Mas é indispensável ainda uma nota sobre o sal. Por profilaxia ou pelo alastramento da hipertensão, muitas e muitas pessoas se habituaram a reduzir drasticamente o sal na sua alimentação. Falo por conhecimento de causa e isto tem grandes consequências na cozinha. Uma pessoa pode tolerar mais ou menos pimenta, mais ou menos ervas. Mas, quando se entra no sal, é como os ex-fumadores, que não toleram o cheiro do tabaco. Para mim, após anos de moderação, sal a mais torna-me um prato intragável. Aconselho um uso muito moderado do sal. No dia a dia, siga os hábitos da família mas, num jantar de amigos, nivele pelo mínimo. Para quem gosta de mais salgado, há o saleiro na mesa.

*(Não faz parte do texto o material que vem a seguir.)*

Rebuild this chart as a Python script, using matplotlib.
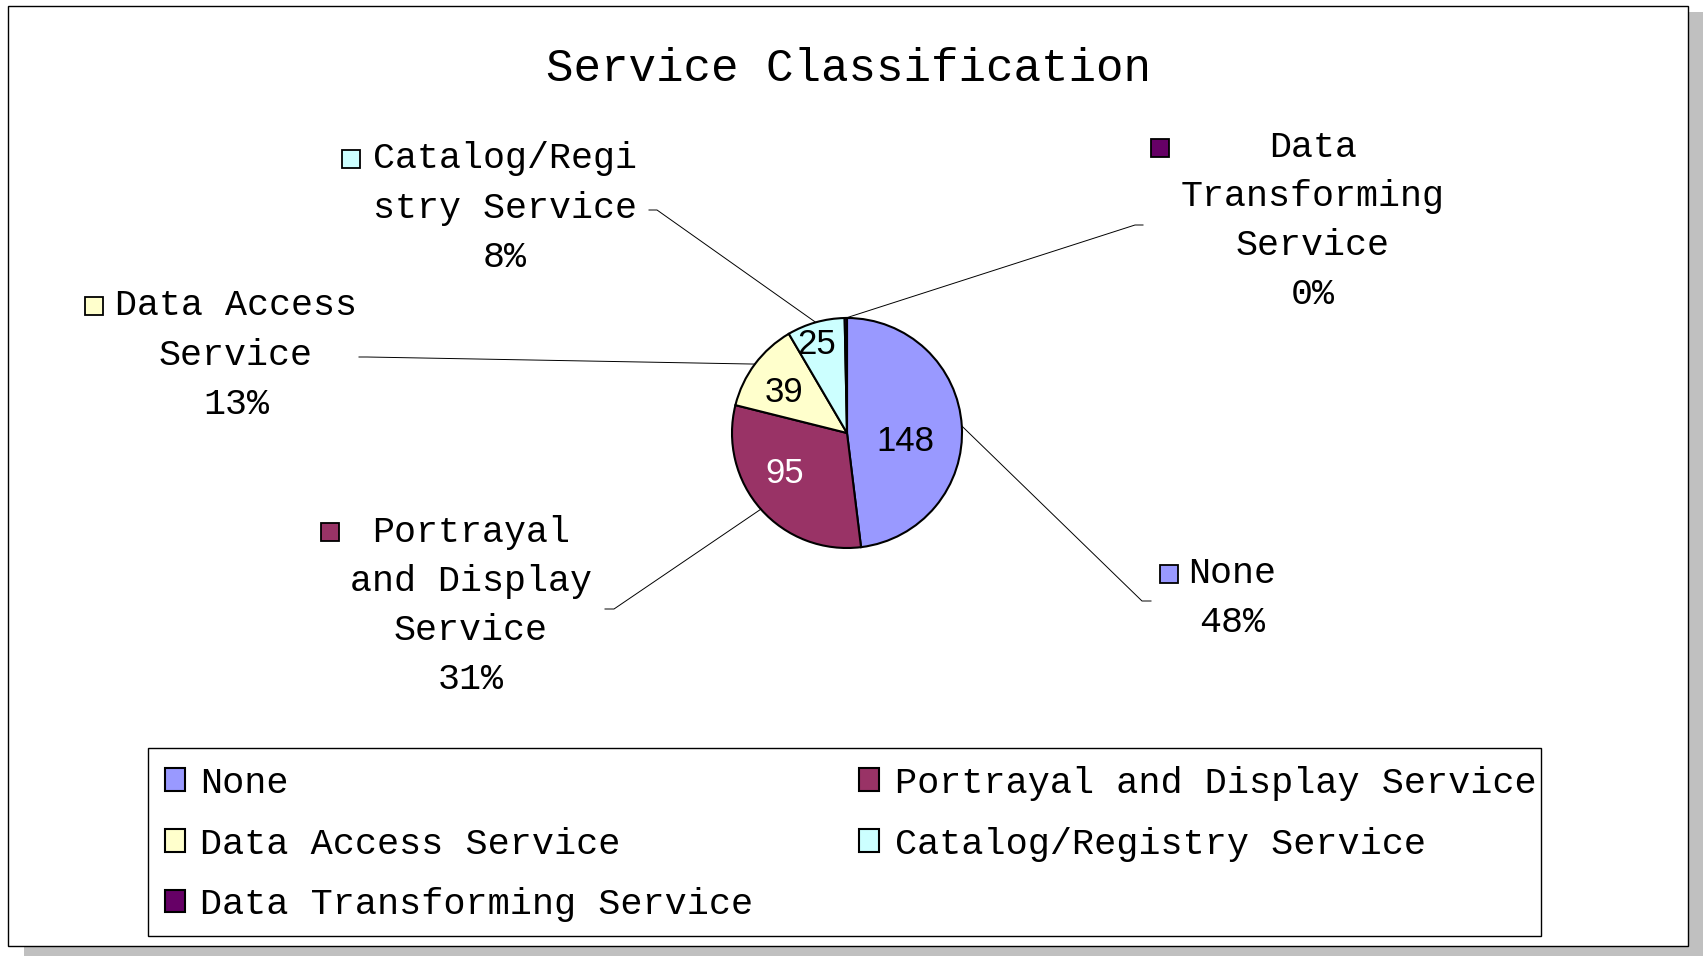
import numpy as np
import matplotlib.pyplot as plt
from matplotlib.patches import Rectangle

W, H = 1703, 956

categories = ['None', 'Portrayal and Display Service', 'Data Access Service',
              'Catalog/Registry Service', 'Data Transforming Service']
counts = [148, 95, 39, 25, 1]
colors = ['#9999FF', '#993366', '#FFFFCC', '#CCFFFF', '#660066']
pie_labels = ['None', 'Portrayal\nand Display\nService', 'Data Access\nService',
              'Catalog/Regi\nstry Service', 'Data\nTransforming\nService']
num_colors = ['black', 'white', 'black', 'black', None]

# layout (pixels from top-left)
cx, cy, R = 847, 433, 115
label_xy = [(1232, 598), (471, 606), (236, 355), (505, 208), (1313, 221)]
marker_xy = [(1169, 574), (330, 532), (94, 306), (351, 159), (1160, 148)]
elbow_xy = [(1142, 601), (614, 609), (367, 357), (657, 210), (1135, 225)]
stub_dx = [9, -9, -8, -8, 8]
num_r = [0.51, 0.65, 0.65, 0.81, None]
num_da = [-11.5, -8.5, 4, 3, 0]

mono = 'Liberation Mono'

fig = plt.figure(figsize=(W / 100, H / 100), dpi=100)
ax = fig.add_axes([0, 0, 1, 1])

wedges, _ = ax.pie(counts, colors=colors, startangle=90, counterclock=False,
                   center=(cx, H - cy), radius=R,
                   wedgeprops=dict(edgecolor='black', linewidth=1.5))
ax.set_xlim(0, W)
ax.set_ylim(0, H)
ax.axis('off')

# frame with shadow
ax.add_patch(Rectangle((24, 0), W - 24, H - 12, facecolor='#C0C0C0', edgecolor='none', zorder=-3))
ax.add_patch(Rectangle((8, 10), 1680, 940, facecolor='white', edgecolor='black', linewidth=1, zorder=-2))

ax.text(848, H - 69, 'Service Classification', family=mono, fontsize=33,
        ha='center', va='center')

total = sum(counts)
for i, w in enumerate(wedges):
    mid = np.deg2rad((w.theta1 + w.theta2) / 2)
    pct = round(100 * counts[i] / total)
    lx, ly = label_xy[i]
    ax.text(lx, H - ly, f'{pie_labels[i]}\n{pct}%', family=mono, fontsize=26.4,
            ha='center', va='center', multialignment='center', linespacing=1.53)
    mx, my = marker_xy[i]
    ax.plot(mx, H - my, marker='s', markersize=13.5, markerfacecolor=colors[i],
            markeredgecolor='black', markeredgewidth=1.3)
    ex, ey = elbow_xy[i]
    px, py = cx + R * np.cos(mid), (H - cy) + R * np.sin(mid)
    ax.plot([px, ex, ex + stub_dx[i]], [py, H - ey, H - ey], color='black', linewidth=0.7)
    if num_r[i] is not None:
        a = mid + np.deg2rad(num_da[i])
        ax.text(cx + num_r[i] * R * np.cos(a), (H - cy) + num_r[i] * R * np.sin(a),
                str(counts[i]), family='Liberation Sans', fontsize=25,
                color=num_colors[i], ha='center', va='center')

# legend box
ax.add_patch(Rectangle((148, H - 936), 1393, 188, facecolor='white',
                       edgecolor='black', linewidth=1, zorder=-1))
order = [0, 2, 4, 1, 3]
leg = ax.legend([wedges[i] for i in order], [categories[i] for i in order],
                ncol=2, mode='expand', loc='lower left',
                bbox_to_anchor=(148 / W, 17 / H, 1405 / W, 188 / H),
                bbox_transform=fig.transFigure,
                prop={'family': mono, 'size': 26.6}, frameon=False,
                handlelength=0.55, handleheight=0.55,
                handletextpad=0.42, labelspacing=0.7, borderpad=0.45,
                borderaxespad=0)

fig.savefig('out.png', dpi=100)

Nota à margem – andam a vender-nos gato por lebre. No Fugas de ontem do Público, vem uma receita de Hélio Loureiro de santola recheada que até me parece bem. O problema é que, nos ingredientes, vem claramente indicada a marca do vinagre a usar. Isto é, desonestamente, publicidade encapotada. Mas creio que não é caso único de mistura de negócio publicitário e de crónica gastronómica. Há um ano ou dois, Michel publicou um livro em que, para cada receita, indicava a marca de vinho e o ano a usar para a confecção de cada prato!

fevereiro 05, 2006

Crítica?


Habituei-me a ler com apreço as criticas de José Quitério no Expresso mas no melhor pano cai a nódoa. Ontem, elogia rasgadamente um restaurante nortenho escrevendo, entre outras coisas, que tem amesendação impecável.

Fui ver a fotografia e logo ressaltam uns copos incríveis, em estilo Casa dos Bicos, de vidro grosso e de cores fortes. Assim não, José Quitério! Ainda há quem saiba dizer ao crítico que o rei vai nu.